** start of SUPPLIED DATA **

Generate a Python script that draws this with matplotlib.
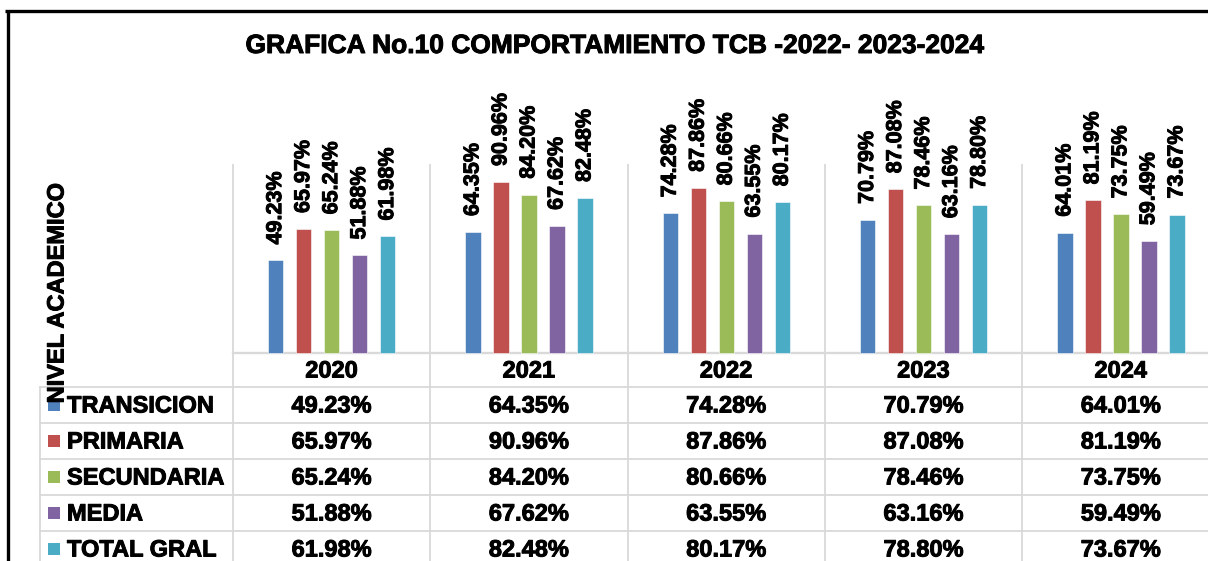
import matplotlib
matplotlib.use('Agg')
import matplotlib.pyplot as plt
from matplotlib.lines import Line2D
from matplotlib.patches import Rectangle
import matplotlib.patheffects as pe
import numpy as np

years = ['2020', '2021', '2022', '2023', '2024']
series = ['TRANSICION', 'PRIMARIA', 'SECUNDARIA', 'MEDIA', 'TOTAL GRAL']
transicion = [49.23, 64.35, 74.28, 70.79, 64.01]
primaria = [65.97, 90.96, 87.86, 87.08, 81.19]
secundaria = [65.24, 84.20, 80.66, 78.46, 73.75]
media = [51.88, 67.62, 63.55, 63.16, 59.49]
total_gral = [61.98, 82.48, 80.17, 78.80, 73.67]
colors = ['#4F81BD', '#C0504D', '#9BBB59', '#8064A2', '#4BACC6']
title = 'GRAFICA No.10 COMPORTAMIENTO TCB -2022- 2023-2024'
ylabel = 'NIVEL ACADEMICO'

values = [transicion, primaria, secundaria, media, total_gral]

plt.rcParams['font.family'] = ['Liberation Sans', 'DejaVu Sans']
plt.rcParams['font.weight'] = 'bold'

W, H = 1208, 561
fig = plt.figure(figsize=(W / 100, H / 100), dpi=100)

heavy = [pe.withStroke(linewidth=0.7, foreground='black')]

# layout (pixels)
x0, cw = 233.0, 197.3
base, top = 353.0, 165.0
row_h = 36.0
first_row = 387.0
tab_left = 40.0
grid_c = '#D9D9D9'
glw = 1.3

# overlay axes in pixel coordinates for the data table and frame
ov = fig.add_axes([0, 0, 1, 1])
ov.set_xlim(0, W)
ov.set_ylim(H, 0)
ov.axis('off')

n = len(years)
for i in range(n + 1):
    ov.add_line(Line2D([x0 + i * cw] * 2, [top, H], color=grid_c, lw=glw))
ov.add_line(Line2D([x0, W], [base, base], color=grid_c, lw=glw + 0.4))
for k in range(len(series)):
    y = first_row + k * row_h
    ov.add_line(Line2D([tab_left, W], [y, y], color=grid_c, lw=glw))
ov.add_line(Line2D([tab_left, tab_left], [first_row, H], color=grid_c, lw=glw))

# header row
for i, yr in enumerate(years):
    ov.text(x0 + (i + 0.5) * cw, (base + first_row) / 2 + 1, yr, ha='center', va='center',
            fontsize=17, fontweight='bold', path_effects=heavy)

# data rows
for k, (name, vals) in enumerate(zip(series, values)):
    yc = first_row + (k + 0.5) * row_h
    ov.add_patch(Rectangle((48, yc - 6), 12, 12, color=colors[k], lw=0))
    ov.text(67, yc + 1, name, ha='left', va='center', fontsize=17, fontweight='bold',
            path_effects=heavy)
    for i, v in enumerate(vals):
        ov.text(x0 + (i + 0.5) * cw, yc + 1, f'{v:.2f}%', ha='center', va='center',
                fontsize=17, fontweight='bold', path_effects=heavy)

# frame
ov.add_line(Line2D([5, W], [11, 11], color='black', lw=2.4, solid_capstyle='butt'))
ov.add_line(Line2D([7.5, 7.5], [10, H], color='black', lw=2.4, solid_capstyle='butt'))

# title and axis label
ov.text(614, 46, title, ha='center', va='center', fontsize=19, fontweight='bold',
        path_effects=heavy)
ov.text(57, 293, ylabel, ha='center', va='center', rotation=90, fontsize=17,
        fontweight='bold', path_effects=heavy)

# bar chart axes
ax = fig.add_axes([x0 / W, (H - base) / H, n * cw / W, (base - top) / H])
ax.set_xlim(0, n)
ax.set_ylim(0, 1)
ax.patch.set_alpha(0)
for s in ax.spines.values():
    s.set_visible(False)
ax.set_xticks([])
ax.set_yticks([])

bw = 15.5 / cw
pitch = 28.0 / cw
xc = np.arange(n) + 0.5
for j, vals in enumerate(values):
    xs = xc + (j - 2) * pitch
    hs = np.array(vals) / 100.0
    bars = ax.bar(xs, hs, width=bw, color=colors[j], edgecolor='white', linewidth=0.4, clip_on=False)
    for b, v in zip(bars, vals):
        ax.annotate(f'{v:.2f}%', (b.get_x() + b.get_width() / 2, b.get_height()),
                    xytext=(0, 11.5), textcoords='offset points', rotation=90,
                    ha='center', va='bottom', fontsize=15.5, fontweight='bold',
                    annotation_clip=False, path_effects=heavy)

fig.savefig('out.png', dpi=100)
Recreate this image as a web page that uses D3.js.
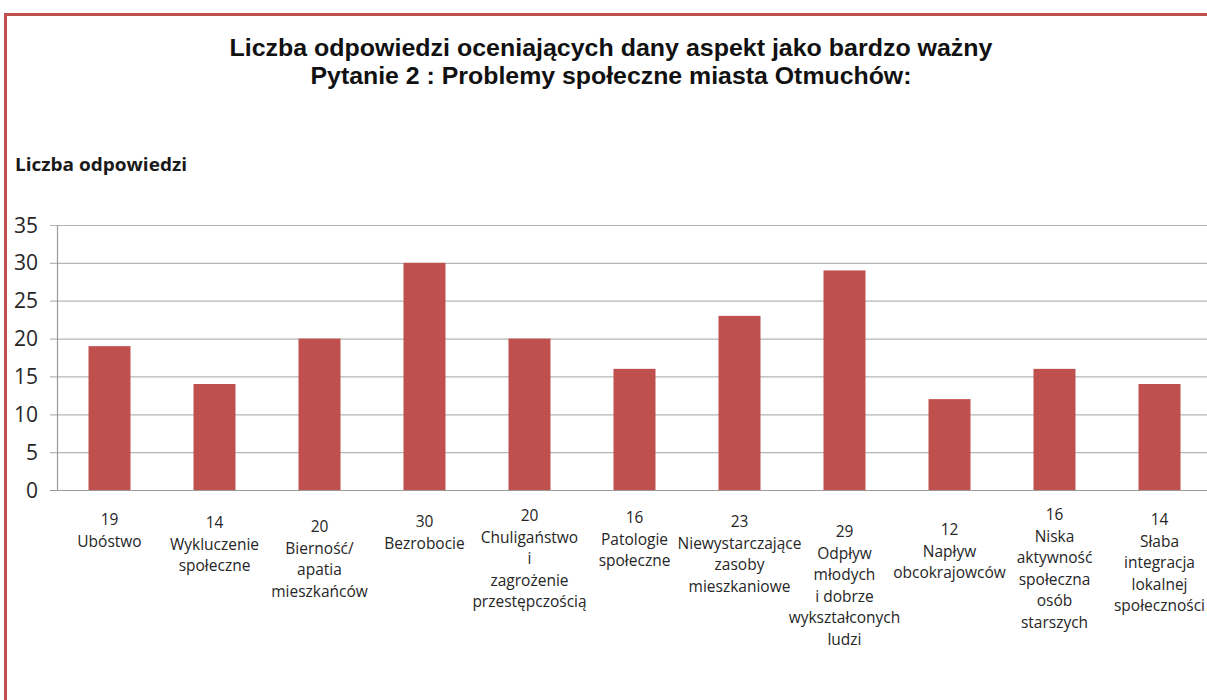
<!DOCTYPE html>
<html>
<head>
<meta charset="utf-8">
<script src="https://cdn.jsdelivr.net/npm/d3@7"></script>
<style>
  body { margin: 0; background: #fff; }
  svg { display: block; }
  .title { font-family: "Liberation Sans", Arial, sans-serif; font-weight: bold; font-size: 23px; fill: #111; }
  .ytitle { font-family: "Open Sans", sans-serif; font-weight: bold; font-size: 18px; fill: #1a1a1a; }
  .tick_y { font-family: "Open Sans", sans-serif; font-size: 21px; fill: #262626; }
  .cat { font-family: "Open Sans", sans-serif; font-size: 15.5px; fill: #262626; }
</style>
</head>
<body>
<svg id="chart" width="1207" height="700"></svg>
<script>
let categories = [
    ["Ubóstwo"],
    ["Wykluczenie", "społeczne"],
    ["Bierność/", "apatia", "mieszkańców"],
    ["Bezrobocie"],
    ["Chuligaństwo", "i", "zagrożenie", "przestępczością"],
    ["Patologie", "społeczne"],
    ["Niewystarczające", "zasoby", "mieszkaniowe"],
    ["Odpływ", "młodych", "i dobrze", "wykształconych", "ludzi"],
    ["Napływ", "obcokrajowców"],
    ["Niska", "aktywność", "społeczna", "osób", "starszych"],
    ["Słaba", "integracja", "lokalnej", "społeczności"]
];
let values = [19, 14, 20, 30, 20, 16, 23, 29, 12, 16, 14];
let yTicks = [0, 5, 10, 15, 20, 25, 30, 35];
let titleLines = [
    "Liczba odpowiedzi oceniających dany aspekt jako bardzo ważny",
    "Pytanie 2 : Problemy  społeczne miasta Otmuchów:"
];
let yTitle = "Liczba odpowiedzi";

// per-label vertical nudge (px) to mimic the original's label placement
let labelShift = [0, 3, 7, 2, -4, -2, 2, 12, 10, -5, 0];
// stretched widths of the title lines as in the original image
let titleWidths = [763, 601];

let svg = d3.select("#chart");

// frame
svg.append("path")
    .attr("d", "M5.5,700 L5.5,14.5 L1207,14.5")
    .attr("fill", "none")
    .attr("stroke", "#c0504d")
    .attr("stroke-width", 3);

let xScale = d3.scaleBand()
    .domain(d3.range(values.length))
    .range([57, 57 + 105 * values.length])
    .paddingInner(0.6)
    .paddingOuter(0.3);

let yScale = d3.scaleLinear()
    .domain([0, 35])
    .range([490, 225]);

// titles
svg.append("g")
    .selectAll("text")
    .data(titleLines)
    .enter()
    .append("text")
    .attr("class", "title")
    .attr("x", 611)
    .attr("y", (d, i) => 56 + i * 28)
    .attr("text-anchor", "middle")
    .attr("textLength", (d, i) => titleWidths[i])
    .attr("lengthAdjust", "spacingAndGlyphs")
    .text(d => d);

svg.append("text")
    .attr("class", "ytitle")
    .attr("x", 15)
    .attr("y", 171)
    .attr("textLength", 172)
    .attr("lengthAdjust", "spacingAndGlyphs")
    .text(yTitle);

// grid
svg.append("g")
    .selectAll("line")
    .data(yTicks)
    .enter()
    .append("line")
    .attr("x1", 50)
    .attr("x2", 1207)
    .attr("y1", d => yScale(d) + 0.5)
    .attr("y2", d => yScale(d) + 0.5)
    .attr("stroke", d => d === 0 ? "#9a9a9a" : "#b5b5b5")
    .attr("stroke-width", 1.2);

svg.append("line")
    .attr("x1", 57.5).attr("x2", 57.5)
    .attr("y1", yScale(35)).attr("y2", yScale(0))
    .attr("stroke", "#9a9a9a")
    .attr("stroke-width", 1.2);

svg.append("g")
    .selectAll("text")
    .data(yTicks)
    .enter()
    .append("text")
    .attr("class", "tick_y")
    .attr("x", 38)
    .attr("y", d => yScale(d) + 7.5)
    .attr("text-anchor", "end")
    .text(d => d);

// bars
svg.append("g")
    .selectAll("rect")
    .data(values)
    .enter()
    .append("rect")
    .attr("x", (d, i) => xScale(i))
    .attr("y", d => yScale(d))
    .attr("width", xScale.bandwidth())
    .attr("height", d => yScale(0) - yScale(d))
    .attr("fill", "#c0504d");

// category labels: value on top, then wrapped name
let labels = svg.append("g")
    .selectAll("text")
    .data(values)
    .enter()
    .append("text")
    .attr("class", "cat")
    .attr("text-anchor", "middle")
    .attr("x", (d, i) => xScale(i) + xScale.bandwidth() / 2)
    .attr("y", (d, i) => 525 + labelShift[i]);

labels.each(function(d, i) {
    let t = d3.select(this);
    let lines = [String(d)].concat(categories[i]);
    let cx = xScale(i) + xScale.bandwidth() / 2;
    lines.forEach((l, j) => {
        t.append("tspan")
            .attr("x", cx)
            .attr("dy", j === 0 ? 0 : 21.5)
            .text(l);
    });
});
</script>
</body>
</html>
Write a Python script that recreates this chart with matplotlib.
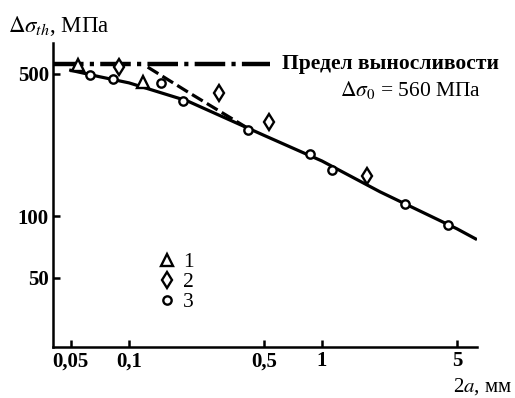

** end of SUPPLIED DATA **

# [GIVEN REQUEST]
Show all lines from the records above where the word "chart" occurs.

# [EXERCISE SOLUTION]
# bar chart axes
<svg id="chart" width="1207" height="700"></svg>
let svg = d3.select("#chart");
Write a Python script that recreates this chart with matplotlib.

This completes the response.